Despite these promising results, several open challenges remain for CNC cutting tool RUL prediction in the context of Industry 4.0 (automation and digitalization of factories (IoT, Big Data) for efficiency and competitiveness) and the emerging paradigm of Industry 5.0 (human-centered dimension, promoting human–machine collaboration (cobots) for sustainable mass personalization, while integrating resilience and environmental and social sustainability). Modern smart manufacturing systems are characterized by highly heterogeneous data sources, including multi-modal sensor streams, cyber–physical systems, digital twins, and human-in-the-loop decision-making. Accurately modeling tool degradation in such environments requires not only higher predictive accuracy but also improved model interpretability, adaptability, and real-time responsiveness. Furthermore, frequent changes in machining tasks, materials, and tool geometries introduce domain shifts that challenge the generalization capability of data-driven models.
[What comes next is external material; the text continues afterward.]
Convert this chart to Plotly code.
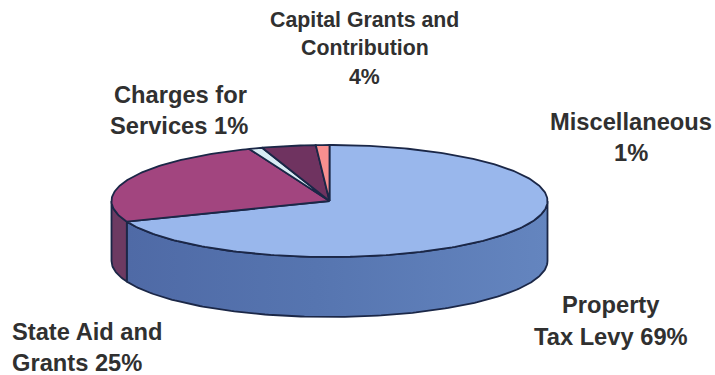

Future work should therefore focus on incorporating transfer learning, online learning, and domain adaptation techniques to enable continuous model updating without costly retraining. In addition, integrating physics-informed constraints, uncertainty quantification, and explainable Artificial Intelligence (AI) mechanisms will be essential to enhance trustworthiness and decision support for human operators, aligning with the human-centric goals of Industry 5.0. Ultimately, addressing these challenges will enable the development of intelligent, resilient, and scalable PHM systems capable of supporting autonomous and collaborative CNC machining operations in next-generation smart factories.